[Source code of charts]
_ _ _ _ _ _ _

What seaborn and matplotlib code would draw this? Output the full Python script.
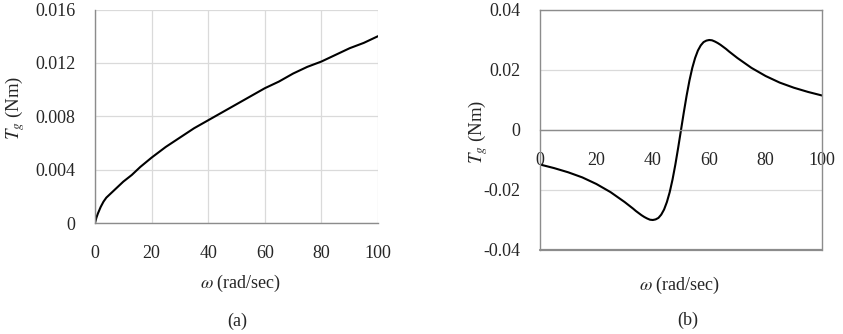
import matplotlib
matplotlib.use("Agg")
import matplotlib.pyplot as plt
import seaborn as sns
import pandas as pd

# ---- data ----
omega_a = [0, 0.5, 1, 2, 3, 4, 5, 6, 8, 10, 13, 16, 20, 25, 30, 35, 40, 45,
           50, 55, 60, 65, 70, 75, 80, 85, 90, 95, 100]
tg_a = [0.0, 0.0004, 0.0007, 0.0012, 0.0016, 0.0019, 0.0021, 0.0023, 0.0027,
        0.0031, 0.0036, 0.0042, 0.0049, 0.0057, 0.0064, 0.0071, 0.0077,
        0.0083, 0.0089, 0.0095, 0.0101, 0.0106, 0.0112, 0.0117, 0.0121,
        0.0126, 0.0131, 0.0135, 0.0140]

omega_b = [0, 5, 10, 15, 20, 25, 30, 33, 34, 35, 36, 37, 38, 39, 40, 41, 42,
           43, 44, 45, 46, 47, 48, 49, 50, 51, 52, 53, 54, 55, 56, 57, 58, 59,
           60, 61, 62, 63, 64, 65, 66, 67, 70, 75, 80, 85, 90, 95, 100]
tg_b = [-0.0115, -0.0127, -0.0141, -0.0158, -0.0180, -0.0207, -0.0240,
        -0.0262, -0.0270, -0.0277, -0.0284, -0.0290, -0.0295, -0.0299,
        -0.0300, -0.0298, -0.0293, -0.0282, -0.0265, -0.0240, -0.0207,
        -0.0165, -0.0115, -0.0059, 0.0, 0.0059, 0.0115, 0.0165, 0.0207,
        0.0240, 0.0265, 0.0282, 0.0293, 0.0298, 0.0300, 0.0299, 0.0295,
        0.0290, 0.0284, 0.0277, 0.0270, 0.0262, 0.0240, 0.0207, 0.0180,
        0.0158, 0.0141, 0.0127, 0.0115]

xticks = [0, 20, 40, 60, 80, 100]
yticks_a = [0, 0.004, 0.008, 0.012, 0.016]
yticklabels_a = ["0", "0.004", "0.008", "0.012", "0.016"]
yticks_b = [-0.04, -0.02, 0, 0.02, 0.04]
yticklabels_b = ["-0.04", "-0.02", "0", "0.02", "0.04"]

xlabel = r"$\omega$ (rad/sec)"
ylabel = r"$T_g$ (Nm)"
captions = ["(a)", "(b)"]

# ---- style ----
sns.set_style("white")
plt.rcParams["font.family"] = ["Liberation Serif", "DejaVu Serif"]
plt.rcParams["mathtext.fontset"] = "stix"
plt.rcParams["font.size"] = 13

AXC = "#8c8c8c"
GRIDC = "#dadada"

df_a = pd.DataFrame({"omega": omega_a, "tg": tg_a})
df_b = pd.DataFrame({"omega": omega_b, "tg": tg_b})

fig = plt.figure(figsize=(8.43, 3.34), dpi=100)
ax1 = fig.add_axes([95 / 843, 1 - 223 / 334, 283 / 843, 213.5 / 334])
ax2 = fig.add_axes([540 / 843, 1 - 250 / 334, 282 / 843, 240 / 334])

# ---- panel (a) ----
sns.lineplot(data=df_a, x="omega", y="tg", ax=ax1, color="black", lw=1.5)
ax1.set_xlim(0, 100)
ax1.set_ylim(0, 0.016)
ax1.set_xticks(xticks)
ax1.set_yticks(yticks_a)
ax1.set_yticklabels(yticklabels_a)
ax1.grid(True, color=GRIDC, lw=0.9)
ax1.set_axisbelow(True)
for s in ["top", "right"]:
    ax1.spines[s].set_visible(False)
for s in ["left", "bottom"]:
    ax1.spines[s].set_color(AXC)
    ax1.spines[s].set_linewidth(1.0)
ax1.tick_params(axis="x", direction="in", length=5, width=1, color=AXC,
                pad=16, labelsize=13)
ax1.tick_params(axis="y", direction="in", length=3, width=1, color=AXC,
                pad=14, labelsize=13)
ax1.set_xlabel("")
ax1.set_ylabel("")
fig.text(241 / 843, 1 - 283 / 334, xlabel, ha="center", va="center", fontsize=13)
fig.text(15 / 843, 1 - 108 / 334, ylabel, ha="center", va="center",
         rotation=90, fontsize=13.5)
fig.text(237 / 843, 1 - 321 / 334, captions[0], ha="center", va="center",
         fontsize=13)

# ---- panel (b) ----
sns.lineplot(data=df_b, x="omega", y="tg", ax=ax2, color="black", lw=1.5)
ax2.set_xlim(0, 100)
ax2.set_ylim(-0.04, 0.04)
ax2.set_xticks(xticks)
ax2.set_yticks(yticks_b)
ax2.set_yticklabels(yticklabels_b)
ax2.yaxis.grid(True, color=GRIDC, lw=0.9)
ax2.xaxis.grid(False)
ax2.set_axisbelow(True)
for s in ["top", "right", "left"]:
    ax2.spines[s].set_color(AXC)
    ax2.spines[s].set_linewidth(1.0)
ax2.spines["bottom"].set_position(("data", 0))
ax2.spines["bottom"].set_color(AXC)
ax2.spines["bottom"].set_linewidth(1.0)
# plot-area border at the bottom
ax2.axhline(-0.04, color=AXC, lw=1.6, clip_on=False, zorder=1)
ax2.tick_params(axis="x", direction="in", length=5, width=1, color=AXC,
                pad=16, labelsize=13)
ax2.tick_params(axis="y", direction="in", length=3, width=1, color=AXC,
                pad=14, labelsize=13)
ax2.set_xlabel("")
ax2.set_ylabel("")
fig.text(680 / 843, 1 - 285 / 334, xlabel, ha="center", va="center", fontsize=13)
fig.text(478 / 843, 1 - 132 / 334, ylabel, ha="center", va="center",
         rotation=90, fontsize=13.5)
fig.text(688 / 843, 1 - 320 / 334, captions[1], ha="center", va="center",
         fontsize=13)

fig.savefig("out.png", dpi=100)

_ _ _ _ _ _ _

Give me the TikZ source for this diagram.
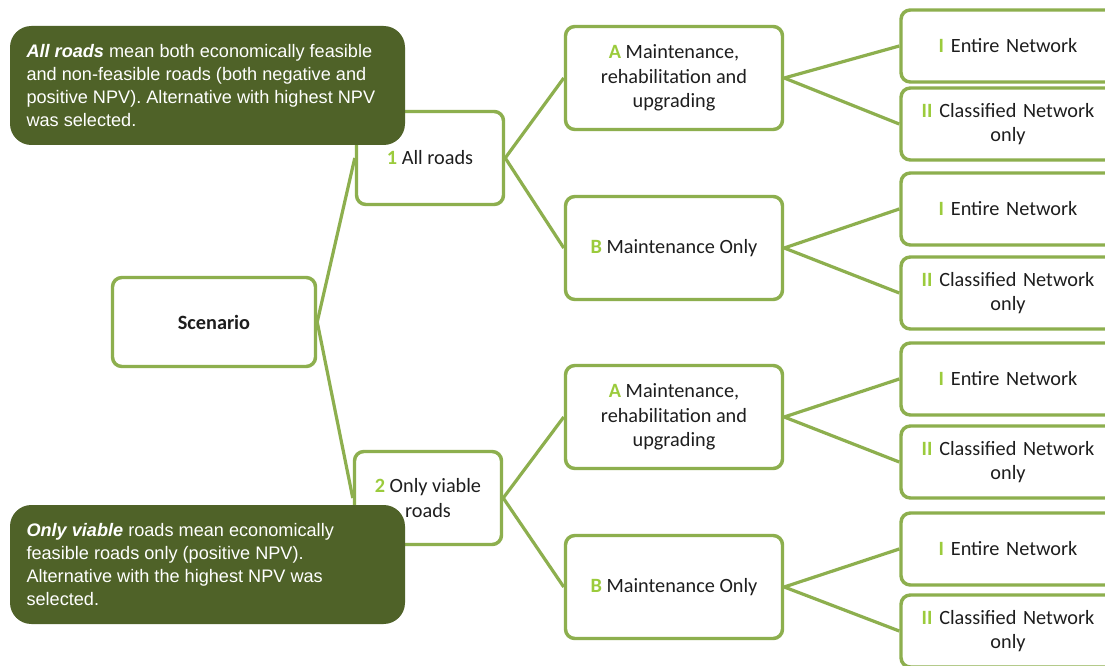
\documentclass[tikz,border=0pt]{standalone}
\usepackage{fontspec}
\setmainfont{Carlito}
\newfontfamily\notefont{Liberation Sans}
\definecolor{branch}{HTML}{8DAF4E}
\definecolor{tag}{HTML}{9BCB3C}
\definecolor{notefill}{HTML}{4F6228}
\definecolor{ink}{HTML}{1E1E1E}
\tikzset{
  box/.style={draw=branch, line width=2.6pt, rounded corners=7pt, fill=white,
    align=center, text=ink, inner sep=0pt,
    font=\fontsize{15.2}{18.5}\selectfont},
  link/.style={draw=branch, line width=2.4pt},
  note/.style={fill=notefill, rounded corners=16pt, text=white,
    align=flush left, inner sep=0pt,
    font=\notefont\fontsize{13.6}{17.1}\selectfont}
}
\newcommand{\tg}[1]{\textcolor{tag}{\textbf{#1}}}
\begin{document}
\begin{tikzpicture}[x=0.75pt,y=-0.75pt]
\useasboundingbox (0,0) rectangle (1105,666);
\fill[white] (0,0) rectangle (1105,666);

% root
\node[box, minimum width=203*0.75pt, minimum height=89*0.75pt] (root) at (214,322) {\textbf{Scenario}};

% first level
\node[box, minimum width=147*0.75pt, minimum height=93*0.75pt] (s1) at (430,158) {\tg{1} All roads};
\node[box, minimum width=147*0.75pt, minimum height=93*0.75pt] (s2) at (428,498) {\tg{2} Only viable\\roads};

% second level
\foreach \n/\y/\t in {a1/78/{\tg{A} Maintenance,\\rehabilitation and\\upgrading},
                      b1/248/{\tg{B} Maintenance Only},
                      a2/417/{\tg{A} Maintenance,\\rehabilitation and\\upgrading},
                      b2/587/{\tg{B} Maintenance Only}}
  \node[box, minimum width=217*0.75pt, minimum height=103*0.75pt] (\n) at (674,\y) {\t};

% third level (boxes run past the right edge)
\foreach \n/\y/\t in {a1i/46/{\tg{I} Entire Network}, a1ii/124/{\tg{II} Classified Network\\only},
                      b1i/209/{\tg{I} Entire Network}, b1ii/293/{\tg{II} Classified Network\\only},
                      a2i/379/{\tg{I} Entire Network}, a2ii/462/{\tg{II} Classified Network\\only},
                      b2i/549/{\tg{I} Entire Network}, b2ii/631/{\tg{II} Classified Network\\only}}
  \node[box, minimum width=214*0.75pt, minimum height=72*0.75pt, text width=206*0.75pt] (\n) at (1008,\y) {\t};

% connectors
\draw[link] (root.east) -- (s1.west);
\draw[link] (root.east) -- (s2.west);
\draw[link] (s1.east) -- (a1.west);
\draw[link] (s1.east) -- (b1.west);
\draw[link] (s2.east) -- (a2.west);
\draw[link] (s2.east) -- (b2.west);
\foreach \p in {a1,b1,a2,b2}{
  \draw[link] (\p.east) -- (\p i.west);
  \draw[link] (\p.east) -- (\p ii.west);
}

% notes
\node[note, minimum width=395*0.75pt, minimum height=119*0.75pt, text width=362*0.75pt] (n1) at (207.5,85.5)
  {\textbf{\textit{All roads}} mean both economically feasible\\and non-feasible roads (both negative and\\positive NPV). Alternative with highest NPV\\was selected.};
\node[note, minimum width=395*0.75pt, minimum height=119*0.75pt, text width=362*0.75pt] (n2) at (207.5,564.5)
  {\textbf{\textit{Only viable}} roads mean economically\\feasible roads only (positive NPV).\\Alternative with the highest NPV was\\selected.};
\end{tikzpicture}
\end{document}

_ _ _ _ _ _ _

■ Short task ■
From the line that has "Give me the TikZ source for this diagram." through the line that has "minimum width=203*0.75pt, minimum", reproduce each line exactly as it stands and nothing else; do not include any pictures.

■ Solution to this task ■
Give me the TikZ source for this diagram.
\documentclass[tikz,border=0pt]{standalone}
\usepackage{fontspec}
\setmainfont{Carlito}
\newfontfamily\notefont{Liberation Sans}
\definecolor{branch}{HTML}{8DAF4E}
\definecolor{tag}{HTML}{9BCB3C}
\definecolor{notefill}{HTML}{4F6228}
\definecolor{ink}{HTML}{1E1E1E}
\tikzset{
  box/.style={draw=branch, line width=2.6pt, rounded corners=7pt, fill=white,
    align=center, text=ink, inner sep=0pt,
    font=\fontsize{15.2}{18.5}\selectfont},
  link/.style={draw=branch, line width=2.4pt},
  note/.style={fill=notefill, rounded corners=16pt, text=white,
    align=flush left, inner sep=0pt,
    font=\notefont\fontsize{13.6}{17.1}\selectfont}
}
\newcommand{\tg}[1]{\textcolor{tag}{\textbf{#1}}}
\begin{document}
\begin{tikzpicture}[x=0.75pt,y=-0.75pt]
\useasboundingbox (0,0) rectangle (1105,666);
\fill[white] (0,0) rectangle (1105,666);

% root
\node[box, minimum width=203*0.75pt, minimum height=89*0.75pt] (root) at (214,322) {\textbf{Scenario}};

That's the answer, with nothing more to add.